Akagerapark was mooi. We hebben in een soort van toeristenbubbel gezeten. Het hotel was top en we hebben beesten gekeken. Niet alleen de veel voorkomende, zoals zebra’s en bavianen, maar ook giraffes, olifanten, een neushoorn en zelfs een luipaard. Plus van alle soorten vogels, tot kraanvogels aan toe.
Ook de boom voor het hotel hangt vol met kwetterende geelzwarte wevervogeltjes en hun nestjes. Dat hoort bij deze soort. Het mannetje bouwt een nestje, vrouwtjes komen langs om het mooiste nest uit te zoeken. Als een nestje niet voldoet, wordt het uit de boom gegooid. Er liggen er altijd wel wat.
We hangen de fietsen aan de auto om te vertrekken. We hebben nog even overwogen om ons bij de grote weg te laten afzetten, en niet hetzelfde stuk terug te fietsen, maar we gaan gewoon lekker trappen. Bij de ingang van het park stappen we op. Het is bewolkt. De klim naar de grote weg is pittig, met uitschieters tot 12%. Boven stoppen we voor cola. Er hangen twee kleine kinderen tussen hun vaders benen naar ons te kijken. Een derde, op moeders arm, vindt ons ongelooflijk eng en kan haast niet naar ons kijken. We voelen ons een soort van Zwarte Piet.
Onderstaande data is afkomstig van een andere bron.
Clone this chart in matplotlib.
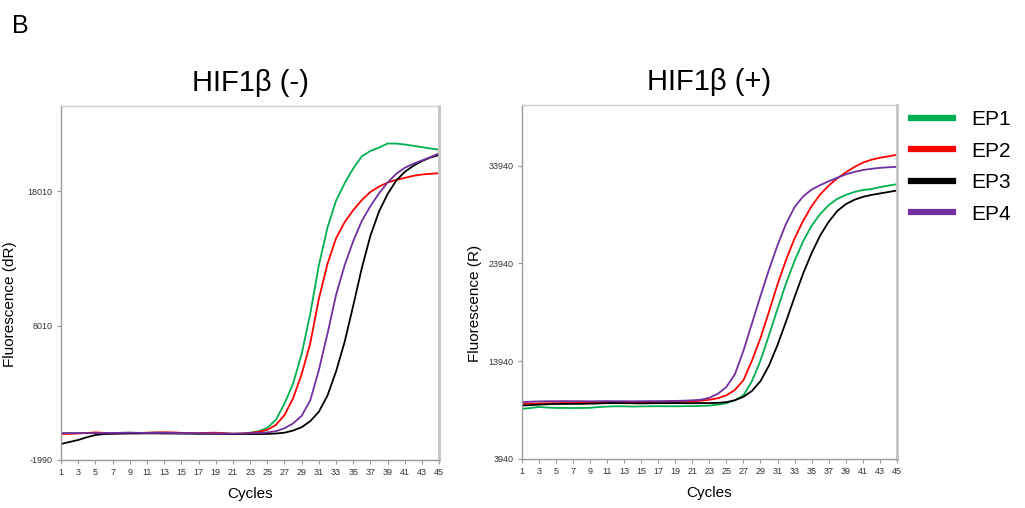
import numpy as np
import matplotlib
matplotlib.use("Agg")
import matplotlib.pyplot as plt
from matplotlib.lines import Line2D

plt.rcParams['font.family'] = ['Liberation Sans', 'DejaVu Sans']

cycles = np.arange(1, 46)
xtick_vals = list(range(1, 46, 2))
labels = ["EP1", "EP2", "EP3", "EP4"]
colors = ["#00b050", "#ff0000", "#000000", "#7030a0"]

# HIF1b (-) : Fluorescence (dR)
neg_ep1 = [0, 0, 10, 20, 30, 20, 10, 30, 40, 20, 30, 50, 40, 30, 20, 0, -20, 0, 10, -10, -40, -30,
           40, 150, 400, 1000, 2200, 3700, 5900, 8900, 12500, 15300, 17300, 18600, 19700, 20600,
           21000, 21250, 21550, 21550, 21480, 21380, 21280, 21180, 21100]
neg_ep2 = [-60, -40, -20, 20, 60, 30, -20, 10, 30, 20, 40, 60, 70, 60, 30, 10, 0, 30, 40, 0, -40, -20,
           20, 100, 250, 620, 1350, 2600, 4400, 6700, 10000, 12600, 14500, 15700, 16600, 17350,
           17950, 18350, 18650, 18850, 19000, 19150, 19250, 19300, 19350]
neg_ep3 = [-800, -650, -500, -300, -130, -60, -40, -30, -20, -20, -10, -10, -20, -20, -30, -30, -40,
           -40, -50, -50, -60, -60, -60, -60, -50, -20, 40, 200, 450, 900, 1600, 2800, 4600, 6800,
           9500, 12300, 14700, 16500, 17800, 18800, 19450, 19900, 20250, 20520, 20700]
neg_ep4 = [10, 10, 10, 10, 10, 20, 20, 30, 40, 30, 20, 20, 30, 20, 10, 10, 0, -10, -10, -20, -30, -20,
           0, 20, 60, 150, 370, 730, 1300, 2450, 4700, 7400, 10300, 12500, 14300, 15800, 16900,
           17850, 18650, 19300, 19750, 20050, 20300, 20550, 20830]

# HIF1b (+) : Fluorescence (R)
pos_ep1 = [9060, 9150, 9265, 9200, 9160, 9160, 9150, 9160, 9170, 9250, 9300, 9330, 9330, 9300, 9320,
           9330, 9340, 9330, 9330, 9340, 9350, 9370, 9400, 9500, 9650, 9950, 10450, 11900, 14000,
           16600, 19300, 21900, 24200, 26200, 27800, 29000, 29900, 30550, 30950, 31250, 31450,
           31550, 31750, 31900, 32050]
pos_ep2 = [9550, 9600, 9620, 9640, 9650, 9660, 9660, 9670, 9680, 9690, 9700, 9720, 9730, 9740, 9750,
           9760, 9780, 9800, 9800, 9800, 9820, 9900, 10000, 10150, 10450, 11000, 12000, 14000,
           16300, 19000, 21800, 24300, 26500, 28300, 29800, 31000, 31900, 32650, 33250, 33800,
           34250, 34550, 34750, 34900, 35050]
pos_ep3 = [9400, 9450, 9500, 9540, 9570, 9570, 9580, 9580, 9600, 9620, 9650, 9660, 9650, 9640, 9630,
           9640, 9650, 9650, 9660, 9650, 9650, 9660, 9660, 9680, 9750, 9950, 10300, 10900, 11900,
           13500, 15600, 18000, 20500, 22900, 25000, 26800, 28200, 29300, 30000, 30450, 30750,
           30950, 31100, 31250, 31400]
pos_ep4 = [9740, 9800, 9830, 9850, 9850, 9860, 9850, 9850, 9840, 9850, 9860, 9850, 9850, 9840, 9850,
           9860, 9860, 9870, 9880, 9900, 9940, 10000, 10200, 10600, 11300, 12600, 15000, 17800,
           20600, 23300, 25800, 28000, 29700, 30800, 31500, 31950, 32350, 32700, 33050, 33300,
           33500, 33620, 33720, 33780, 33820]

panels = [
    dict(title="HIF1\u03b2 (-)", ylabel="Fluorescence (dR)", series=[neg_ep1, neg_ep2, neg_ep3, neg_ep4],
         yticks=[-1990, 8010, 18010], ylim=(-1990, 24350), rect=[0.0595, 0.0945, 0.369, 0.697],
         ylab_x=-0.135),
    dict(title="HIF1\u03b2 (+)", ylabel="Fluorescence (R)", series=[pos_ep1, pos_ep2, pos_ep3, pos_ep4],
         yticks=[3940, 13940, 23940, 33940], ylim=(3940, 40160), rect=[0.509, 0.0965, 0.366, 0.697],
         ylab_x=-0.125),
]

fig = plt.figure(figsize=(10.25, 5.08), dpi=100)
fig.text(0.012, 0.972, "B", fontsize=18, va="top", ha="left")

for p in panels:
    ax = fig.add_axes(p["rect"])
    for vals, c in zip(p["series"], colors):
        ax.plot(cycles, vals, color=c, lw=1.3)
    ax.set_xlim(1, 45)
    ax.set_ylim(*p["ylim"])
    ax.set_xticks(xtick_vals)
    ax.set_yticks(p["yticks"])
    ax.set_yticklabels([str(v) for v in p["yticks"]])
    ax.tick_params(labelsize=6.5, labelcolor="#333333", color="#999999", length=3, width=0.8, pad=3)
    for s in ["left", "bottom"]:
        ax.spines[s].set_color("#9a9a9a")
        ax.spines[s].set_linewidth(1.0)
    ax.spines["top"].set_color("#cccccc")
    ax.spines["top"].set_linewidth(1.0)
    ax.spines["right"].set_color("#c4c4c4")
    ax.spines["right"].set_linewidth(2.0)
    ax.set_title(p["title"], fontsize=21, pad=11)
    ax.set_xlabel("Cycles", fontsize=11, va="center")
    ax.xaxis.set_label_coords(0.5, -0.095)
    ax.set_ylabel(p["ylabel"], fontsize=11, va="center")
    ax.yaxis.set_label_coords(p["ylab_x"], 0.44)

handles = [Line2D([0], [0], color=c, lw=4.5) for c in colors]
fig.legend(handles, labels, loc="upper left", bbox_to_anchor=(0.889, 0.783), frameon=False,
           fontsize=15, handlelength=2.0, handletextpad=0.9, labelspacing=0.6,
           borderpad=0, borderaxespad=0)

fig.savefig("out.png", dpi=100)
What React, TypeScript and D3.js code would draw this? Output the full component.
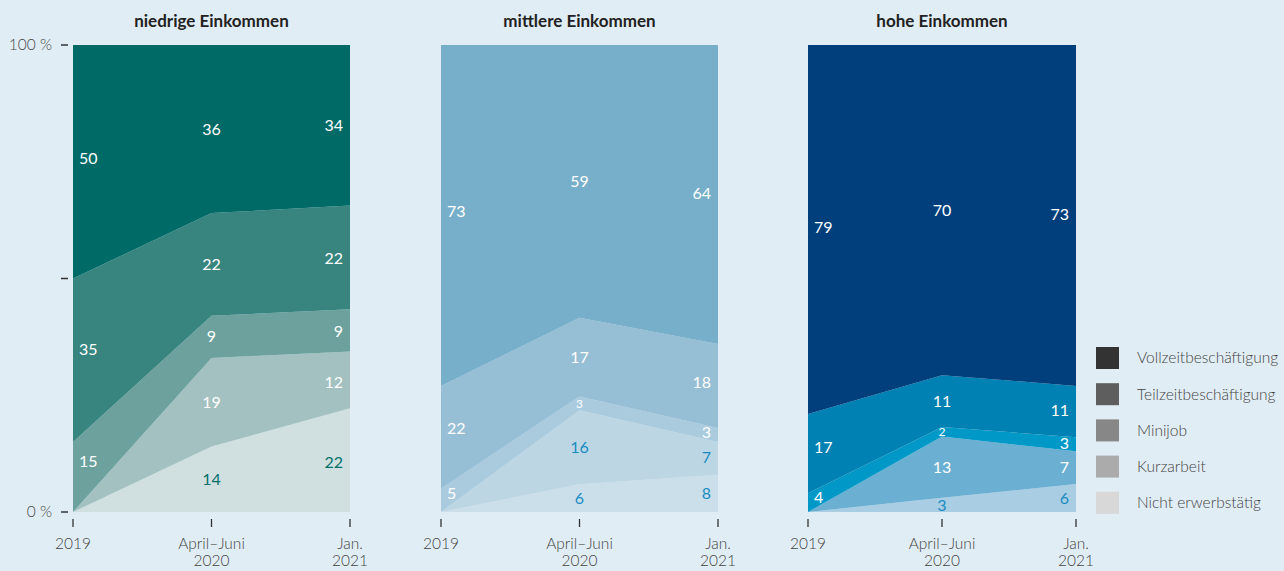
import React from 'react';
import * as d3 from 'd3';

const periods = ['2019', 'April–Juni 2020', 'Jan. 2021'];
const periodLines = [['2019'], ['April–Juni', '2020'], ['Jan.', '2021']];
const series = ['Vollzeitbeschäftigung', 'Teilzeitbeschäftigung', 'Minijob', 'Kurzarbeit', 'Nicht erwerbstätig'];
const legendColors = ['#333333', '#5e5e5e', '#878787', '#ababab', '#d8d8d8'];
const yTicks = [0, 0.5, 1];

// values per series, in the order of `series`, one per period
const niedrig = [[50, 36, 34], [35, 22, 22], [15, 9, 9], [0, 19, 12], [0, 14, 22]];
const mittel = [[73, 59, 64], [22, 17, 18], [5, 3, 3], [0, 16, 7], [0, 6, 8]];
const hoch = [[79, 70, 73], [17, 11, 11], [4, 2, 3], [0, 13, 7], [0, 3, 6]];

const panels = [
  {
    title: 'niedrige Einkommen', data: niedrig, x0: 73, x1: 350,
    colors: ['#006a66', '#38857f', '#6ca19e', '#a2c1c0', '#d0e0e0'],
    labelColors: ['#fff', '#fff', '#fff', '#fff', '#00706a'],
  },
  {
    title: 'mittlere Einkommen', data: mittel, x0: 441, x1: 718,
    colors: ['#77afca', '#96bed4', '#aacbde', '#bdd6e4', '#cadfea'],
    labelColors: ['#fff', '#fff', '#fff', '#1a8cc2', '#1a8cc2'],
  },
  {
    title: 'hohe Einkommen', data: hoch, x0: 808, x1: 1076,
    colors: ['#003f7c', '#0081b3', '#0099c7', '#6bb0d3', '#a9cde2'],
    labelColors: ['#fff', '#fff', '#fff', '#fff', '#1a8cc2'],
  },
];

const top = 45;
const bottom = 512;
const font = 'Lato, "Open Sans", sans-serif';

function Panel({p, showAxis}) {
  const x = d3.scalePoint().domain(periods).range([p.x0, p.x1]);
  const y = d3.scaleLinear().domain([0, 1]).range([bottom, top]);
  const step = x.step();

  const rows = periods.map((per, i) => {
    const r = {period: per};
    series.forEach((s, k) => { r[s] = p.data[k][i]; });
    return r;
  });
  const keys = [...series].reverse();
  const stacked = d3.stack().keys(keys).offset(d3.stackOffsetExpand)(rows);
  const area = d3.area()
      .x((d) => x(d.data.period))
      .y0((d) => y(d[0]))
      .y1((d) => y(d[1]));

  // band middle at a given x inside the panel
  const midAt = (layer, cx) => {
    const f = Math.max(0, Math.min(periods.length - 1.0001, (cx - p.x0) / step));
    const i = Math.floor(f);
    const t = f - i;
    const lo = layer[i][0] * (1 - t) + layer[i + 1][0] * t;
    const hi = layer[i][1] * (1 - t) + layer[i + 1][1] * t;
    return (y(lo) + y(hi)) / 2;
  };

  return (
    <g>
      <text x={(p.x0 + p.x1) / 2} y={27} textAnchor="middle" fontFamily={font}
        fontWeight={700} fontSize={17} fill="#222">{p.title}</text>
      {stacked.map((layer) => {
        const k = series.indexOf(layer.key);
        return <path key={layer.key} d={area(layer)} fill={p.colors[k]} />;
      })}
      {stacked.map((layer) => {
        const k = series.indexOf(layer.key);
        return layer.map((d, i) => {
          const v = p.data[k][i];
          if (!v) return null;
          const px = x(d.data.period);
          const last = i === periods.length - 1;
          const anchor = i === 0 ? 'start' : last ? 'end' : 'middle';
          const dx = i === 0 ? 6 : last ? -7 : 0;
          const half = String(v).length * 4.5;
          const cx = px + dx + (i === 0 ? half : last ? -half : 0);
          const small = i === 1 && layer.key === 'Minijob' && v < 4;
          return (
            <text key={layer.key + i} x={px + dx} y={midAt(layer, cx)}
              dy="0.35em" textAnchor={anchor} fontFamily={font}
              fontSize={small ? 12 : 16} fill={p.labelColors[k]}>{v}</text>
          );
        });
      })}
      {periods.map((per, i) => (
        <g key={per} transform={`translate(${x(per)},0)`}>
          <line y1={519} y2={527} stroke="#333" strokeWidth={1.3} />
          {periodLines[i].map((t, j) => (
            <text key={t} y={549 + j * 17} textAnchor="middle" fontFamily={font}
              fontWeight={300} fontSize={15.5} fill="#444">{t}</text>
          ))}
        </g>
      ))}
      {showAxis && yTicks.map((t) => (
        <g key={t} transform={`translate(0,${y(t)})`}>
          <line x1={61} x2={68} stroke="#333" strokeWidth={1.5} />
          {t !== 0.5 && (
            <text x={52} dy="0.35em" textAnchor="end" fontFamily={font}
              fontWeight={300} fontSize={15.5} fill="#444">{`${t * 100} %`}</text>
          )}
        </g>
      ))}
    </g>
  );
}

export default function App() {
  return (
    <svg width={1284} height={571}
      style={{position: 'absolute', left: 0, top: 0, background: '#e1edf5'}}>
      {panels.map((p, i) => <Panel key={p.title} p={p} showAxis={i === 0} />)}
      {series.map((s, i) => (
        <g key={s} transform={`translate(1096,${347 + i * 36.2})`}>
          <rect width={23} height={22} fill={legendColors[i]} />
          <text x={41} y={11} dy="0.35em" fontFamily={font} fontWeight={300}
            fontSize={15.5} fill="#444">{s}</text>
        </g>
      ))}
    </svg>
  );
}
Langs de grote weg zien we Sophia weer, de grote grijs zwarte palen van de snelheidscontrole. Als je harder rijdt dan de maximale 60 kilometer, krijg je prompt een bekeuring op je mobiel. Deze kan oplopen tot 100 dollar. We rijden vandaag tot Ngoma. Dit is een van de steden die sinds 2006 een nieuwe naam heeft. Toen was er een administratieve herindeling en zijn allerlei plaatsnamen gewijzigd. Hierbij speelde ook het genocideverleden en de associaties bij bepaalde plaatsnamen. Ons hotel is groot en nieuw, met veel personeel en een zwembad zonder water.